Former President Donald Trump issued a warning Monday about imposing 200% tariffs on John Deere products if the company relocates its manufacturing operations to Mexico.

Trump engaged with local farmers and manufacturers during an event in Smithton, Pennsylvania, about the impact of China’s economic policies on the U.S. economy, according to the Associated Press. The former president highlighted his economic strategy against Vice President Kamala Harris by pointing out the potential benefits of tariffs and increased energy production, which he argued could help lower costs and protect local industries.

Trump highlighted John Deere’s recent decision to move some manufacturing to Mexico, and he threatened a 200% tariff on the company should it proceed with its plans under his potential administration, the AP reported.
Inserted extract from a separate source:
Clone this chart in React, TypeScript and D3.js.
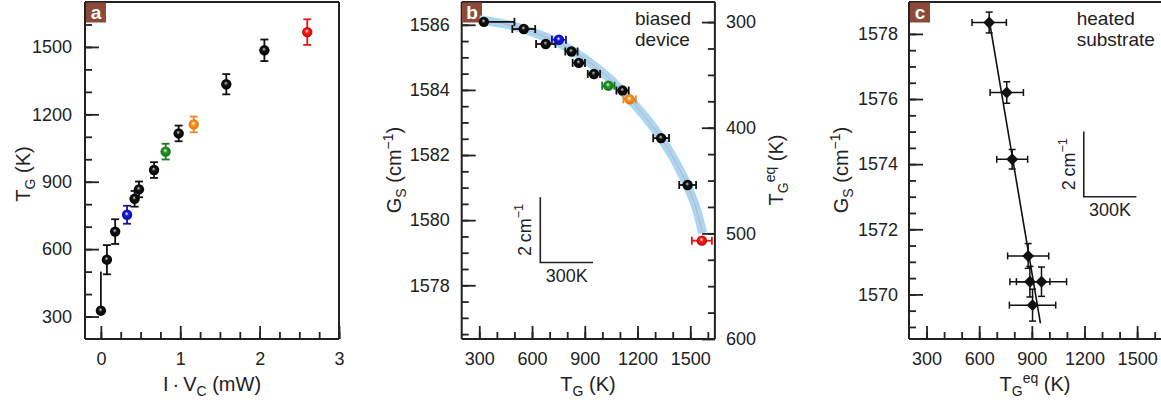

“I just noticed behind me John Deere tractors, I know a lot about John Deere. I love the company, but as you know, they announced a few days ago that they’re gonna move a lot of their manufacturing business to Mexico,” Trump said, according to a video posted on X. “I’m just notifying John Deere right now. If you do that, we’re putting a 200% tariff on everything that you wanna sell into the United States. So that if I win, John Deere is gonna be paying 200%.”

John Deere previously announced that it will lay off roughly 610 employees across three of its plants in Illinois and Iowa. The company announced on May 31 that it will relocate skid steer and compact track loader production from Dubuque, Iowa, to Mexico by the end of 2026 as part of a broader strategy to enhance efficiency and manage rising manufacturing costs amidst changing business conditions.